Evil Copy Protection vs. Good Crypto-Capable Objects

Tom Vogt tom at ricardo.de
Wed Dec 27 02:59:24 PST 2000


Bill Stewart wrote:
> Music Hoarders have a somewhat harder problem, in that they
> want to copy-protect information while providing near-identical
> copies to large numbers of people, while you're more likely
> to want to provide your personal transaction information or
> private messages only to a small number of recipients -
> but you may still want some kind of watermarking to identify
> who sold your "private" information to somebody you didn't authorize.

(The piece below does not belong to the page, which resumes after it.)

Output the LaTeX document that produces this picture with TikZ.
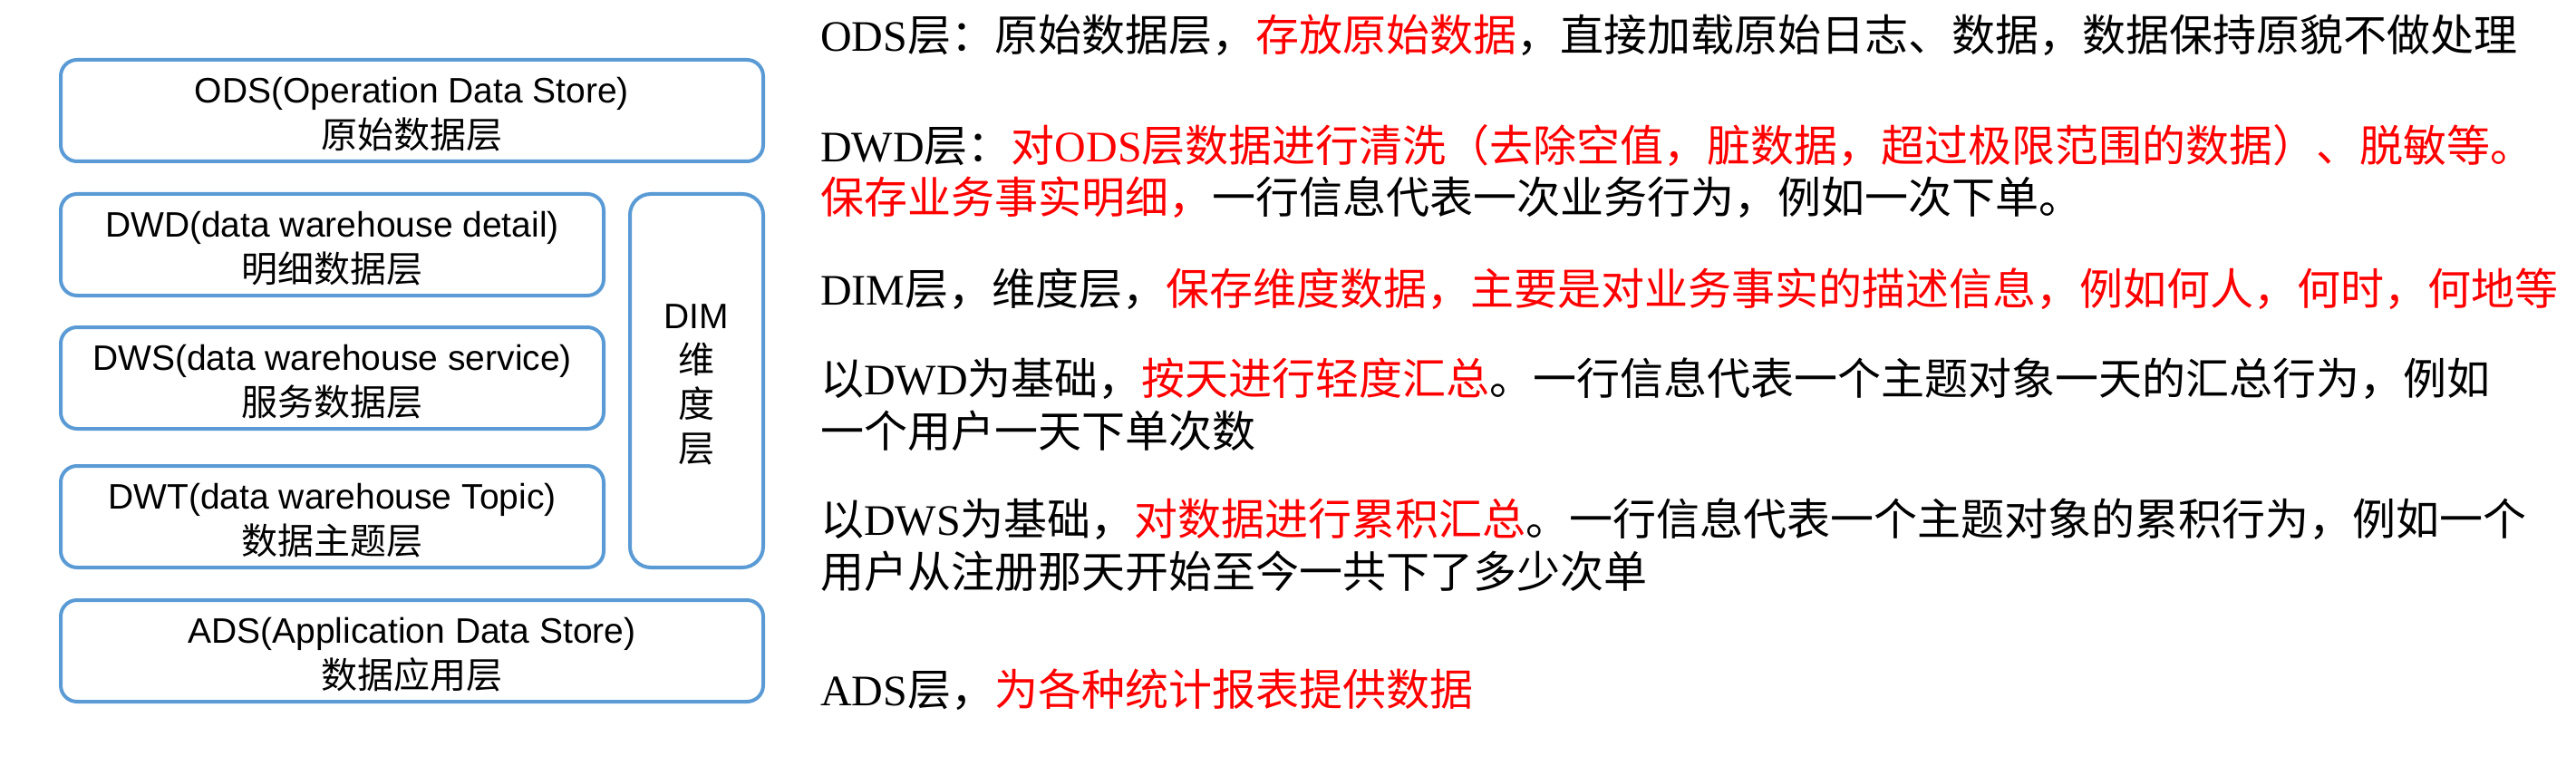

putting watermarking aside, this is the core. the normal use for
encryption is to make sure only a few people can access the information.
the movie/record/content "protection" purpose is not, you still want to
distribute your stuff high and wide, to as many people as possible. you
can say "authorized access" in both cases, but it has a different
meaning. both "root" and "ftp" ask for a password when you log into the
FTP server, but they're hardly on the same level.
therefore, software (and hardware) does and needs to work differently in
these cases. you don't use PGP for DVDs, you invent CSS.

I do think these things are farther apart than they appear. what it
boils down to is that the "protection" scheme doesn't seriously want to
stop anyone accessing the content. what it really wants is to make sure
he's following the rules (such as paying a fee). this is more an
authorization/permission system than an encryption one.